Below is a quote from this Kos discussion thread, discussing what Hitchens so aptly termed "the banality of Kerry".
The hapless "liberal" punditocracy
I love this story & the accompanying Pitt narrative.
As the pundits try to paint Dean as McGovern or even worse, Dukakis, Kerry would have been the true Dukakis candidate -- clueless Massachusetts liberal riding on his so-called achievements (remember the Massachusetts Miracle & how far that got our boy in the tank or was that our boy on the motorcycle).
What Pitt, Alterman (who's always struck me as a very lame Upper West Side liberal type unable to break out of the conventional wisdom) and the rest missed is something that the above article by Cynthia Tucker (much to my surprise) sort of hinted at: character. If Kerry trusted and misread Bush & Co, then how the hell could the American people in a general election expect him to stand up against the real bad guys.
The liberal Dems 0-- pro-war, anti-Dean, et al -- just don't get it, these times call for a fighter, not a wimp. Think back to the ridiculous Dem strategy during the 2002 elections -- to run on a platform of prescription drugs & social security when the stench of the burning towers had hardly dissipated across the land is a monumental mis-reading of the national psyche. The nation cries out for Conan and instead the Dems offer Clara Barton.
Dean came to the head of the pack not just because of his prescient stance against the war, but because of character -- he took a very unpopular stance -- in terms of the media, remember something like 60% were either against the war or wanted UN sanction last spring -- and stuck by it, in spite of all the conventional wisdom marginalizing him and this position.
I first came on board when I heard him last Jan or Feb on our local NPR affiliate doing an interview & call-in -- I said, whoa, who the hell is this guy, he's fucking strong. None of the usual liberal equivocation that makes liberals feel nice & good, he spoke in clear & direct terms. Not bogus, the way they make Bush out to be, but real, unscripted. This was the guy that America needs, in the mold of Al Smith or the progressives of old who actually fought for what they believed in rather than just playing nice and losing.
The final irony, of course, is that for all Kerry's foreign relations experience (within the beltway), the thin-resume'd Dean was right.
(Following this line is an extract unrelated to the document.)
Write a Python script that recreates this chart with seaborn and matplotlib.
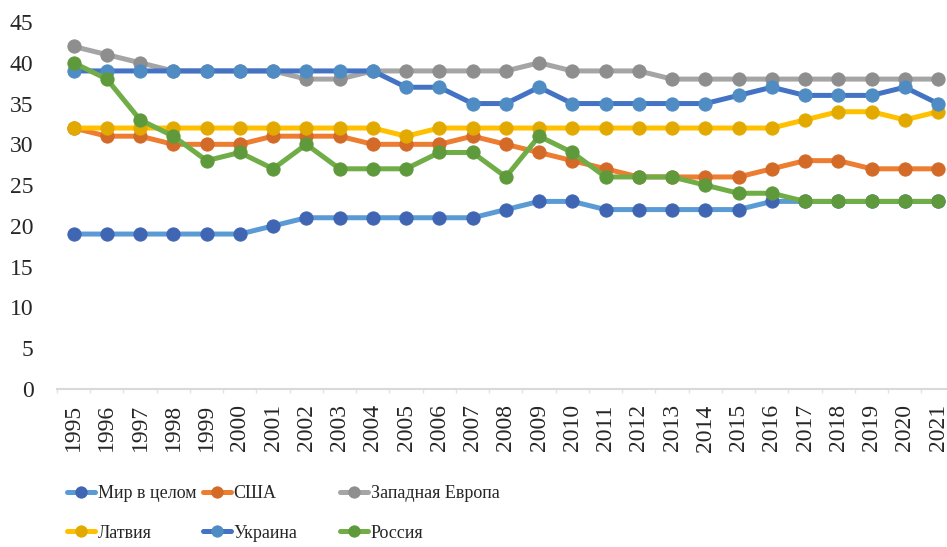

This can't be emphasized enough.
What to say....Clearly, I think this is a very shrewd reading and I hope the poster is correct, because Dean definetly has the inside track now. We'll see.
That part of Dean's appeal is his straight-forward, tough image is a rather banal insight. I agree with it and the attendant criticism of the Democratic party establishment, but this poster's comments don't qualify as a "very shrewd reading" in my opinion.
Well what especially impressed me was how he explains the Dem failure in 2002 (as part of a larger cluelessness), especially his image of "the stench of the burning towers" and the attendant longing for a real leader. He strikes me as essentially correct and I've never heard this from any pundit.
Really? I've read numerous discussions about why they failed in 2002 and I don't generally read discussion boards, so it had to have been from "pundits".